When the emperors and people in power are believed to represent God then the status quo will be bent in their favour. Any challenge to the status quo that serves the elite will not only be considered treason, but sinful. To challenge the king is no less than challenging God. This is very convenient theology for the King after all, who wants to mess with God?

But when God is represented by the lowest – the least – the ones society makes no room for then the elite serving status quo is given notice. Every day the status quo excludes and exploits the poorest of the poor God is aggrieved and offended. In short, the elite are messing with God and you don’t want to do that!

Christmas is the great challenge to all elite-serving systems. It declares: If you mess with the poor you mess with God.
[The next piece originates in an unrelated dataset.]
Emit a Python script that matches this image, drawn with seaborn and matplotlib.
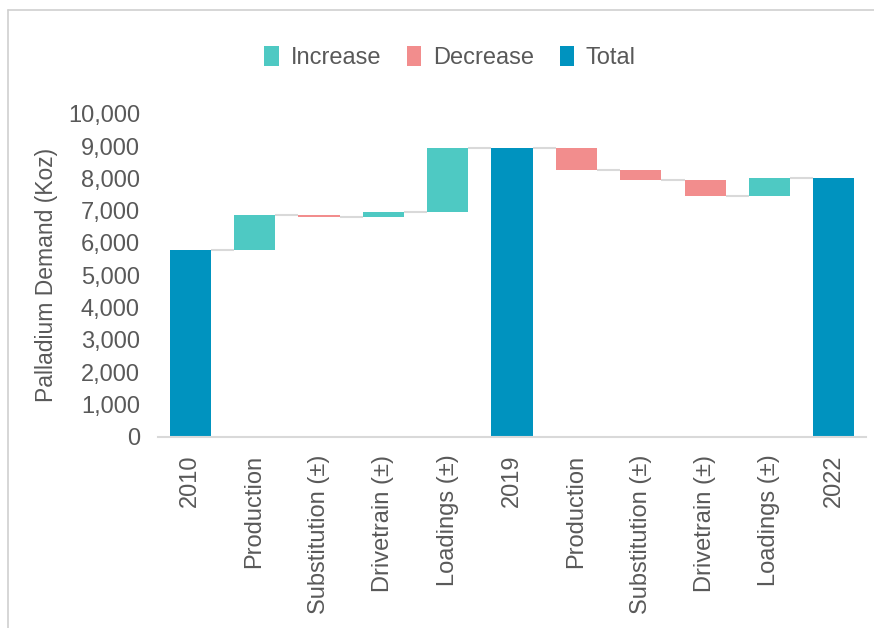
import numpy as np
import pandas as pd
import seaborn as sns
import matplotlib.pyplot as plt
from matplotlib.patches import Patch
from matplotlib.lines import Line2D

# Waterfall data (Koz)
categories = ["2010", "Production", "Substitution (±)", "Drivetrain (±)", "Loadings (±)",
              "2019", "Production", "Substitution (±)", "Drivetrain (±)", "Loadings (±)", "2022"]
values = [5780, 1090, -50, 130, 2010, 8960, -700, -310, -480, 560, 8030]
kinds = ["Total", "Increase", "Decrease", "Increase", "Increase",
         "Total", "Decrease", "Decrease", "Decrease", "Increase", "Total"]

colors = {"Increase": "#4EC9C3", "Decrease": "#F28D8D", "Total": "#0093BF"}
text_color = "#595959"
line_color = "#D9D9D9"

# Build bar bottoms / heights from running total
bottoms, heights, levels = [], [], []
running = 0
for v, k in zip(values, kinds):
    if k == "Total":
        bottoms.append(0)
        heights.append(v)
        running = v
    else:
        bottoms.append(min(running, running + v))
        heights.append(abs(v))
        running += v
    levels.append(running)

df = pd.DataFrame({"step": range(len(categories)), "label": categories,
                   "kind": kinds, "bottom": bottoms, "height": heights})

sns.set_theme(style="white")
plt.rcParams["font.family"] = ["Liberation Sans", "DejaVu Sans"]

fig = plt.figure(figsize=(8.74, 6.28), dpi=100)
ax = fig.add_axes([0.1808, 0.3049, 0.8101, 0.5136])

bar_width = 0.64
order = list(range(len(categories)))
for kind in ["Increase", "Decrease", "Total"]:
    sub = df[df["kind"] == kind]
    sns.barplot(data=sub, x="step", y="height", order=order, ax=ax,
                color=colors[kind], width=bar_width, bottom=sub["bottom"].values,
                saturation=1, linewidth=0, label=kind)

# Connector lines between bars
for i in range(len(categories) - 1):
    ax.plot([i + bar_width / 2, i + 1 - bar_width / 2], [levels[i], levels[i]],
            color=line_color, lw=1.5, zorder=0.5, solid_capstyle="butt")

ax.set_xlim(-0.5, len(categories) - 0.5)
ax.set_ylim(0, 10000)
ax.set_yticks(np.arange(0, 10001, 1000))
ax.set_yticklabels([f"{t:,}" for t in range(0, 10001, 1000)])
ax.set_xticks(order)
ax.set_xticklabels(categories, rotation=90)
ax.set_xlabel("")
ax.set_ylabel("Palladium Demand (Koz)", fontsize=16.5, color=text_color, labelpad=7)
ax.tick_params(axis="y", length=0, pad=13, labelsize=17, labelcolor=text_color)
ax.tick_params(axis="x", length=0, pad=13, labelsize=17, labelcolor=text_color)

for side in ["top", "right", "left"]:
    ax.spines[side].set_visible(False)
ax.spines["bottom"].set_color(line_color)
ax.spines["bottom"].set_linewidth(1.5)
ax.grid(False)
if ax.get_legend() is not None:
    ax.get_legend().remove()

handles = [Patch(facecolor=colors[k], edgecolor="none") for k in ["Increase", "Decrease", "Total"]]
fig.legend(handles, ["Increase", "Decrease", "Total"], loc="center",
           bbox_to_anchor=(0.515, 0.908), ncol=3, frameon=False, fontsize=17,
           handlelength=0.6, handleheight=0.9, handletextpad=0.5,
           columnspacing=1.1, labelcolor=text_color)

# Outer frame (left and top edges)
fig.add_artist(Line2D([0.009, 0.009], [0, 0.984], color="#CFCFCF", lw=1.2))
fig.add_artist(Line2D([0.009, 1.0], [0.984, 0.984], color="#CFCFCF", lw=1.2))

fig.savefig("out.png", dpi=100)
In South Africa, Christmas 2015 comes to us as a stern warning: Start honouring the poor or else …

Alan


A Psalm of Bringing to Birth

People of CMM, what will we bring to birth in the world of the new creation?
Wisdom and justice, peace and compassion, concern for all God’s little ones, for the homeless and the destitute, the hungry, and all who bear the brunt of indifference and oppression.

People of CMM, what will we bring to birth on the earth of the new creation?
A deep respect for our planet, its winding and its waters, its topsoil and its forests, and a oneness with the wilderness that is image of our soul.

People of CMM, what will we bring to birth in the church of the new creation?
A total disdain for power that diminishes or destroys, divestment of wealth and status, a sharing of human resources based on mutuality and the sudden surprise of grace.

People of CMM, what will we bring to birth in the hearts of the new creation?
An unbreakable bond in the Spirit that binds as one all brothers and sisters, transcending class, colour, culture, religion, sexual orientation and gender, that treats no personal preference, no physical or spiritual difference as aberration or handicap.

One has been born among us who heralds such liberation. Human liberation, our liberation has taken flesh among us and in Spirit dwell with us.
Holy the woman who helped this happen. Blessed are we when we give birth to the Word made flesh in us.